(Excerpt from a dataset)
** START **

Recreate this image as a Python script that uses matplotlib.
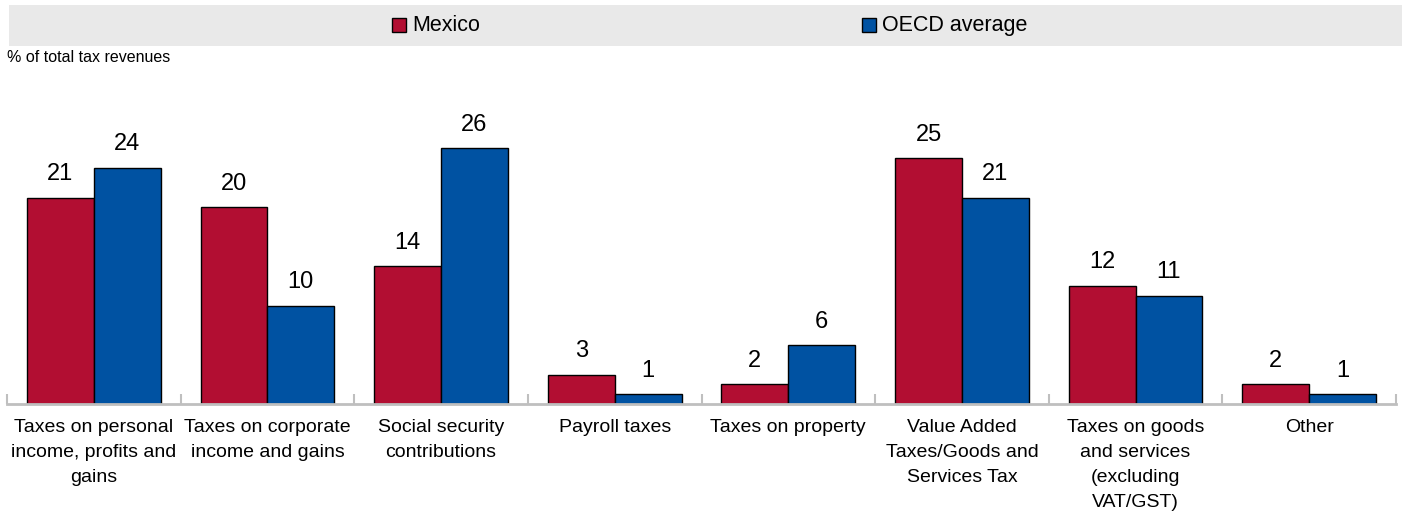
import matplotlib.pyplot as plt
import matplotlib.patches as mpatches
import numpy as np

plt.rcParams['font.family'] = ['Liberation Sans', 'DejaVu Sans']

# Dados (% of total tax revenues)
categorias = ['Taxes on personal\nincome, profits and\ngains',
              'Taxes on corporate\nincome and gains',
              'Social security\ncontributions',
              'Payroll taxes',
              'Taxes on property',
              'Value Added\nTaxes/Goods and\nServices Tax',
              'Taxes on goods\nand services\n(excluding\nVAT/GST)',
              'Other']
mexico = [21, 20, 14, 3, 2, 25, 12, 2]
oecd = [24, 10, 26, 1, 6, 21, 11, 1]
series = ['Mexico', 'OECD average']

cor_mex = '#B20E32'
cor_oecd = '#0052A2'

W, H = 1407, 521
fig = plt.figure(figsize=(W / 100, H / 100), dpi=100)
ax = fig.add_axes([7 / W, 1 - 404 / H, (1396 - 7) / W, (404 - 109) / H])

x = np.arange(len(categorias))
width = 0.385

bars1 = ax.bar(x - width / 2, mexico, width, color=cor_mex, edgecolor='black', linewidth=1.0)
bars2 = ax.bar(x + width / 2, oecd, width, color=cor_oecd, edgecolor='black', linewidth=1.0)

ax.set_xlim(-0.5, len(categorias) - 0.5)
ax.set_ylim(0, 30)

# Valores nas barras
for bars in [bars1, bars2]:
    for bar in bars:
        h = bar.get_height()
        ax.annotate(f'{h:.0f}', (bar.get_x() + bar.get_width() / 2, h),
                    xytext=(0, 9), textcoords='offset points',
                    ha='center', va='bottom', fontsize=17)

# Eixos
for s in ['top', 'right', 'left']:
    ax.spines[s].set_visible(False)
ax.spines['bottom'].set_color('#BFBFBF')
ax.spines['bottom'].set_linewidth(2)
ax.set_yticks([])
ax.set_xticks(x)
ax.set_xticklabels(categorias, fontsize=14, linespacing=1.62)
ax.tick_params(axis='x', which='major', length=0, pad=11)
ax.set_xticks(np.arange(-0.5, len(categorias)), minor=True)
ax.tick_params(axis='x', which='minor', direction='in', length=7, width=1.5, color='#BFBFBF')

# Faixa da legenda
fig.patches.append(mpatches.Rectangle((9 / W, 1 - 45.5 / H), (1402 - 9) / W, 40.5 / H,
                                      transform=fig.transFigure, facecolor='#E9E9E9',
                                      edgecolor='none', zorder=0))
for px, cor, nome in [(392, cor_mex, series[0]), (862, cor_oecd, series[1])]:
    fig.patches.append(mpatches.Rectangle((px / W, 1 - 32 / H), 14 / W, 14 / H,
                                          transform=fig.transFigure, facecolor=cor,
                                          edgecolor='black', linewidth=1.0))
    fig.text((px + 20) / W, 1 - 25.5 / H, nome, fontsize=15.5, va='center', ha='left')

fig.text(7 / W, 1 - 50 / H, '% of total tax revenues', fontsize=11.5, va='top', ha='left')

plt.savefig('out.png', dpi=100)
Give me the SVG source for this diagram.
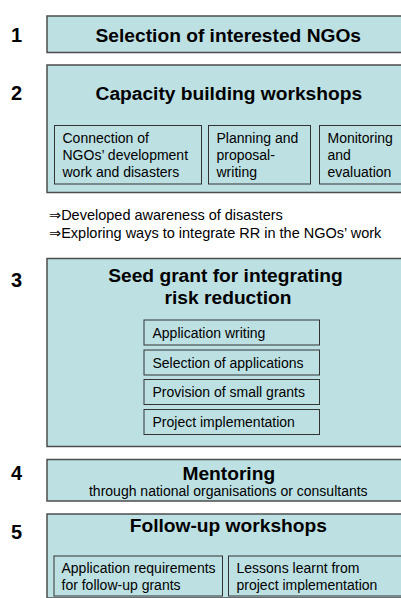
<svg xmlns="http://www.w3.org/2000/svg" width="401" height="598" viewBox="0 0 401 598">
<style>
.outer{fill:#bde0e3;stroke:#4d4d4d;stroke-width:1.5}
.inner{fill:#bde0e3;stroke:#333;stroke-width:1}
.num{font-family:"Liberation Sans",Arial,sans-serif;font-weight:bold;font-size:20px;fill:#000}
.title{font-family:"Liberation Sans",Arial,sans-serif;font-weight:bold;font-size:19.2px;fill:#000;text-anchor:middle}
.txt{font-family:"Liberation Sans",Arial,sans-serif;font-size:14px;fill:#000}
.note{font-family:"Liberation Sans","DejaVu Sans",Arial,sans-serif;font-size:14.5px;fill:#000}
</style>
<rect width="401" height="598" fill="#fff"/>
<g id="connectors"></g>
<g id="step1">
<text class="num" x="11" y="42">1</text>
<rect class="outer" x="47" y="16" width="370" height="36.5"/>
<text class="title" x="228.3" y="41.5">Selection of interested NGOs</text>
</g>
<g id="step2">
<text class="num" x="11" y="100">2</text>
<rect class="outer" x="47" y="65" width="370" height="127.5"/>
<text class="title" x="228.8" y="100">Capacity building workshops</text>
<g id="step2a">
<rect class="inner" x="54.5" y="125.5" width="147" height="58.5"/>
<text class="txt" x="62.5" y="142.5">Connection of</text>
<text class="txt" x="62.5" y="159.5">NGOs’ development</text>
<text class="txt" x="62.5" y="176.5">work and disasters</text>
</g>
<g id="step2b">
<rect class="inner" x="208.5" y="125.5" width="102" height="58.5"/>
<text class="txt" x="216.5" y="142.5">Planning and</text>
<text class="txt" x="216.5" y="159.5">proposal-</text>
<text class="txt" x="216.5" y="176.5">writing</text>
</g>
<g id="step2c">
<rect class="inner" x="319.5" y="125.5" width="100" height="58.5"/>
<text class="txt" x="327.5" y="142.5">Monitoring</text>
<text class="txt" x="327.5" y="159.5">and</text>
<text class="txt" x="327.5" y="176.5">evaluation</text>
</g>
</g>
<g id="outcomes">
<text class="note" x="49" y="220">⇒Developed awareness of disasters</text>
<text class="note" x="49" y="237.5">⇒Exploring ways to integrate RR in the NGOs’ work</text>
</g>
<g id="step3">
<text class="num" x="11" y="287">3</text>
<rect class="outer" x="47" y="258.5" width="370" height="188"/>
<text class="title" x="225.5" y="281.5">Seed grant for integrating</text>
<text class="title" x="228" y="303.5">risk reduction</text>
<g id="step3a"><rect class="inner" x="144" y="320" width="175.5" height="25"/><text class="txt" x="152.5" y="337.5">Application writing</text></g>
<g id="step3b"><rect class="inner" x="144" y="350" width="175.5" height="25"/><text class="txt" x="152.5" y="367.5">Selection of applications</text></g>
<g id="step3c"><rect class="inner" x="144" y="379.5" width="175.5" height="25"/><text class="txt" x="152.5" y="397">Provision of small grants</text></g>
<g id="step3d"><rect class="inner" x="144" y="409.5" width="175.5" height="25"/><text class="txt" x="152.5" y="427">Project implementation</text></g>
</g>
<g id="step4">
<text class="num" x="11" y="480">4</text>
<rect class="outer" x="47" y="459.5" width="370" height="41.5"/>
<text class="title" x="228.8" y="479.5">Mentoring</text>
<text class="txt" x="228.3" y="495.5" text-anchor="middle">through national organisations or consultants</text>
</g>
<g id="step5">
<text class="num" x="11" y="539">5</text>
<rect class="outer" x="47" y="514" width="370" height="84"/>
<text class="title" x="228.3" y="531.5">Follow-up workshops</text>
<g id="step5a">
<rect class="inner" x="54" y="556" width="168.5" height="40"/>
<text class="txt" x="61.5" y="573">Application requirements</text>
<text class="txt" x="61.5" y="589.5">for follow-up grants</text>
</g>
<g id="step5b">
<rect class="inner" x="228.5" y="556" width="190" height="40"/>
<text class="txt" x="236.5" y="573">Lessons learnt from</text>
<text class="txt" x="236.5" y="589.5">project implementation</text>
</g>
</g>
</svg>
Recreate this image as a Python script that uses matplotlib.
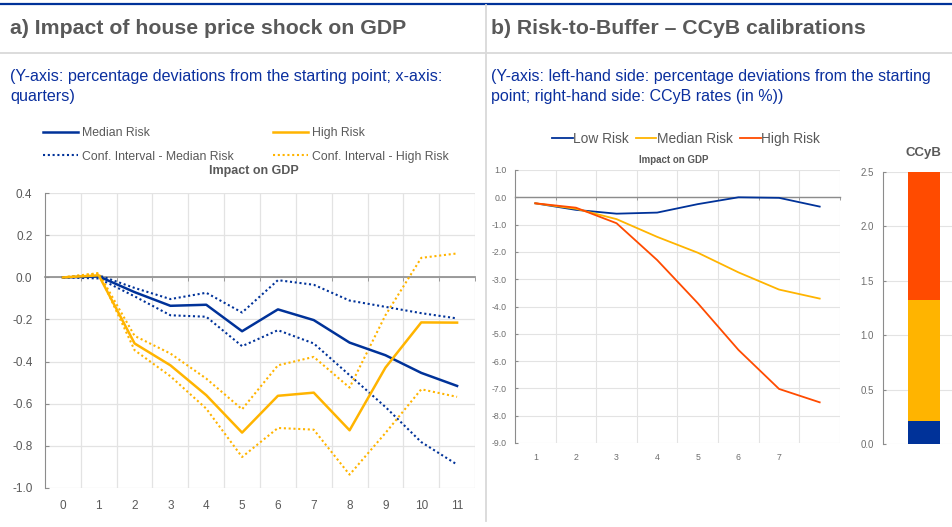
import matplotlib
matplotlib.use("Agg")
import matplotlib.pyplot as plt
from matplotlib.lines import Line2D
from matplotlib.ticker import MultipleLocator, FixedLocator
import numpy as np

plt.rcParams['font.family'] = ['Liberation Sans', 'DejaVu Sans']

# ---------------- data ----------------
quarters = list(range(12))
median_risk = [0.0, 0.005, -0.07, -0.135, -0.13, -0.256, -0.152, -0.203, -0.31, -0.37, -0.454, -0.516]
median_ci_upper = [0.0, 0.01, -0.05, -0.103, -0.073, -0.167, -0.013, -0.035, -0.11, -0.14, -0.17, -0.195]
median_ci_lower = [0.0, -0.005, -0.09, -0.18, -0.187, -0.327, -0.251, -0.314, -0.465, -0.616, -0.783, -0.89]
high_risk = [0.0, 0.01, -0.314, -0.418, -0.56, -0.738, -0.563, -0.548, -0.727, -0.429, -0.214, -0.215]
high_ci_upper = [0.0, 0.02, -0.278, -0.362, -0.481, -0.627, -0.418, -0.378, -0.524, -0.18, 0.093, 0.114]
high_ci_lower = [0.0, 0.02, -0.346, -0.47, -0.624, -0.854, -0.716, -0.724, -0.938, -0.74, -0.532, -0.568]

rtb_periods = [1, 2, 3, 4, 5, 6, 7, 8]
rtb_period_labels = ["1", "2", "3", "4", "5", "6", "7", ""]
rtb_low = [-0.22, -0.46, -0.6, -0.56, -0.25, 0.0, -0.02, -0.34]
rtb_median = [-0.22, -0.42, -0.8, -1.45, -2.03, -2.75, -3.38, -3.71]
rtb_high = [-0.22, -0.38, -0.95, -2.3, -3.88, -5.59, -7.02, -7.51]

ccyb_segments = ["Low Risk", "Median Risk", "High Risk"]
ccyb_values = [0.21, 1.11, 1.18]

# ---------------- style ----------------
BLUE = "#003299"
YELLOW = "#FFB400"
RED = "#FF4B00"
GREY_TXT = "#595959"
GRID = "#e3e3e3"
AXIS = "#8c8c8c"
SUB_BLUE = "#0a2f9e"

W, H = 953, 527
fig = plt.figure(figsize=(W / 100, H / 100), dpi=100)


def fx(px):
    return px / W


def fy(py):
    return 1 - py / H


# header decorations
fig.add_artist(Line2D([0, 1], [fy(4), fy(4)], color=BLUE, lw=1.6, transform=fig.transFigure))
fig.add_artist(Line2D([0, 1], [fy(52.7), fy(52.7)], color="#d9d9d9", lw=1.3, transform=fig.transFigure))
fig.add_artist(Line2D([fx(486), fx(486)], [fy(5), fy(521)], color="#d9d9d9", lw=1.3, transform=fig.transFigure))

fig.text(fx(10), fy(33.5), "a) Impact of house price shock on GDP", fontsize=15.3, fontweight="bold",
         color=GREY_TXT, va="baseline", ha="left")
fig.text(fx(491), fy(33.5), "b) Risk-to-Buffer \u2013 CCyB calibrations", fontsize=15.3, fontweight="bold",
         color=GREY_TXT, va="baseline", ha="left")
SUB_FS = 11.6
fig.text(fx(10), fy(81), "(Y-axis: percentage deviations from the starting point; x-axis:", fontsize=SUB_FS,
         color=SUB_BLUE, va="baseline", ha="left")
fig.text(fx(10), fy(101), "quarters)", fontsize=SUB_FS, color=SUB_BLUE, va="baseline", ha="left")
fig.text(fx(491), fy(81), "(Y-axis: left-hand side: percentage deviations from the starting", fontsize=11.5,
         color=SUB_BLUE, va="baseline", ha="left")
fig.text(fx(491), fy(101), "point; right-hand side: CCyB rates (in %))", fontsize=11.5, color=SUB_BLUE,
         va="baseline", ha="left")

# ---------------- panel a ----------------
ax = fig.add_axes([fx(45), fy(487.7), fx(430), (487.7 - 193.3) / H])
ax.plot(quarters, median_risk, color=BLUE, lw=1.8, label="Median Risk", zorder=4)
ax.plot(quarters, high_risk, color=YELLOW, lw=1.8, label="High Risk", zorder=4)
dots = (0, (1, 1.3))
ax.plot(quarters, median_ci_upper, color=BLUE, lw=1.5, ls=dots, label="Conf. Interval - Median Risk", zorder=3)
ax.plot(quarters, median_ci_lower, color=BLUE, lw=1.5, ls=dots, zorder=3)
ax.plot(quarters, high_ci_upper, color=YELLOW, lw=1.5, ls=dots, label="Conf. Interval - High Risk", zorder=3)
ax.plot(quarters, high_ci_lower, color=YELLOW, lw=1.5, ls=dots, zorder=3)

ax.set_xlim(-0.5, 11.5)
ax.set_ylim(-1.0, 0.4)
ax.yaxis.set_major_locator(MultipleLocator(0.2))
ax.set_yticklabels([f"{v:.1f}" for v in ax.get_yticks()])
ax.set_xticks(quarters)
ax.set_xticklabels([str(q) for q in quarters])
ax.xaxis.set_minor_locator(FixedLocator(np.arange(0.5, 12, 1.0)))
for s in ["right", "bottom"]:
    ax.spines[s].set_visible(False)
ax.spines["left"].set_color(AXIS)
ax.spines["top"].set_position(("data", 0))
ax.spines["top"].set_color(AXIS)
ax.spines["top"].set_linewidth(1.2)
ax.spines["top"].set_zorder(2)
ax.tick_params(axis="x", which="major", length=0, labelsize=8.5, labelcolor=GREY_TXT, pad=9,
               top=False, bottom=False, labeltop=False, labelbottom=True)
ax.tick_params(axis="x", which="minor", top=True, bottom=False, direction="in", length=3, color=AXIS)
ax.tick_params(axis="y", which="major", direction="in", length=3, color=AXIS, labelsize=8.5,
               labelcolor=GREY_TXT, pad=9)
ax.grid(True, axis="y", which="major", color=GRID, lw=0.9)
ax.grid(True, axis="x", which="minor", color=GRID, lw=0.9)
ax.set_axisbelow(True)
ax.set_title("Impact on GDP", fontsize=9, fontweight="bold", color=GREY_TXT, pad=0, y=1.065)
ax.title.set_x(0.485)

h, l = ax.get_legend_handles_labels()
order = [0, 2, 1, 3]
fig.legend([h[i] for i in order], [l[i] for i in order], ncol=2, loc="upper left",
           bbox_to_anchor=(fx(43), fy(127)), frameon=False, fontsize=8.8, borderpad=0, borderaxespad=0,
           handlelength=2.9, handletextpad=0.3, columnspacing=3.2, labelspacing=0.95,
           labelcolor=GREY_TXT)

# ---------------- panel b: lines ----------------
bx = fig.add_axes([fx(515), fy(443), fx(325), (443 - 170) / H])
bx.plot(rtb_periods, rtb_low, color=BLUE, lw=1.3, label="Low Risk", zorder=3)
bx.plot(rtb_periods, rtb_median, color=YELLOW, lw=1.3, label="Median Risk", zorder=3)
bx.plot(rtb_periods, rtb_high, color=RED, lw=1.3, label="High Risk", zorder=4)
bx.set_xlim(0.5, 8.5)
bx.set_ylim(-9.0, 1.0)
bx.yaxis.set_major_locator(MultipleLocator(1.0))
bx.set_yticklabels([f"{v:.1f}" for v in bx.get_yticks()])
bx.set_xticks(rtb_periods)
bx.set_xticklabels(rtb_period_labels)
bx.xaxis.set_minor_locator(FixedLocator(np.arange(1.5, 9, 1.0)))
for s in ["right", "bottom"]:
    bx.spines[s].set_visible(False)
bx.spines["left"].set_color(AXIS)
bx.spines["top"].set_position(("data", 0))
bx.spines["top"].set_color(AXIS)
bx.spines["top"].set_linewidth(1.0)
bx.tick_params(axis="x", which="major", length=0, labelsize=6.3, labelcolor="#6e6e6e", pad=7,
               top=False, bottom=False, labeltop=False, labelbottom=True)
bx.tick_params(axis="x", which="minor", top=True, bottom=False, direction="in", length=2.5, color=AXIS)
bx.tick_params(axis="y", which="major", direction="in", length=2.5, color=AXIS, labelsize=6.3,
               labelcolor="#6e6e6e", pad=6)
bx.grid(True, axis="y", which="major", color=GRID, lw=0.8)
bx.grid(True, axis="x", which="minor", color=GRID, lw=0.8)
bx.set_axisbelow(True)
bx.set_title("Impact on GDP", fontsize=7, fontweight="bold", color=GREY_TXT, pad=0, y=1.025)
bx.title.set_x(0.49)

fig.legend(*bx.get_legend_handles_labels(), ncol=3, loc="center",
           bbox_to_anchor=(fx(686), fy(139)), frameon=False, fontsize=9.9, borderpad=0, borderaxespad=0,
           handlelength=1.5, handletextpad=0.05, columnspacing=0.5, labelcolor=GREY_TXT)

# ---------------- panel b: CCyB stacked bar ----------------
cx = fig.add_axes([fx(883.3), fy(444), 1 - fx(883.3), (444 - 171.7) / H])
bottom = 0.0
for name, val, col in zip(ccyb_segments, ccyb_values, [BLUE, YELLOW, RED]):
    cx.bar([0], [val], bottom=bottom, width=0.5, color=col, zorder=3)
    bottom += val
cx.set_xlim(-0.624, 0.445)
cx.set_ylim(0, 2.5)
cx.yaxis.set_major_locator(MultipleLocator(0.5))
cx.set_yticklabels([f"{v:.1f}" for v in cx.get_yticks()])
cx.set_xticks([])
for s in ["right", "top", "bottom"]:
    cx.spines[s].set_visible(False)
cx.spines["left"].set_color(AXIS)
cx.tick_params(axis="y", direction="in", length=2.5, color=AXIS, labelsize=7, labelcolor="#6e6e6e", pad=7)
cx.grid(True, axis="y", color=GRID, lw=0.8)
cx.set_axisbelow(True)
fig.text(fx(923.5), fy(153), "CCyB", fontsize=9.5, fontweight="bold", color=GREY_TXT,
         ha="center", va="center")

fig.savefig("out.png", dpi=100)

** END **

- **Set problem**
Without any pictures, reproduce the lines from the first one in the material through the line that has "ax.set_ylim(0, 30)", exactly as they appear.

- **Output of the task**
Recreate this image as a Python script that uses matplotlib.
import matplotlib.pyplot as plt
import matplotlib.patches as mpatches
import numpy as np

plt.rcParams['font.family'] = ['Liberation Sans', 'DejaVu Sans']

# Dados (% of total tax revenues)
categorias = ['Taxes on personal\nincome, profits and\ngains',
              'Taxes on corporate\nincome and gains',
              'Social security\ncontributions',
              'Payroll taxes',
              'Taxes on property',
              'Value Added\nTaxes/Goods and\nServices Tax',
              'Taxes on goods\nand services\n(excluding\nVAT/GST)',
              'Other']
mexico = [21, 20, 14, 3, 2, 25, 12, 2]
oecd = [24, 10, 26, 1, 6, 21, 11, 1]
series = ['Mexico', 'OECD average']

cor_mex = '#B20E32'
cor_oecd = '#0052A2'

W, H = 1407, 521
fig = plt.figure(figsize=(W / 100, H / 100), dpi=100)
ax = fig.add_axes([7 / W, 1 - 404 / H, (1396 - 7) / W, (404 - 109) / H])

x = np.arange(len(categorias))
width = 0.385

bars1 = ax.bar(x - width / 2, mexico, width, color=cor_mex, edgecolor='black', linewidth=1.0)
bars2 = ax.bar(x + width / 2, oecd, width, color=cor_oecd, edgecolor='black', linewidth=1.0)

ax.set_xlim(-0.5, len(categorias) - 0.5)
ax.set_ylim(0, 30)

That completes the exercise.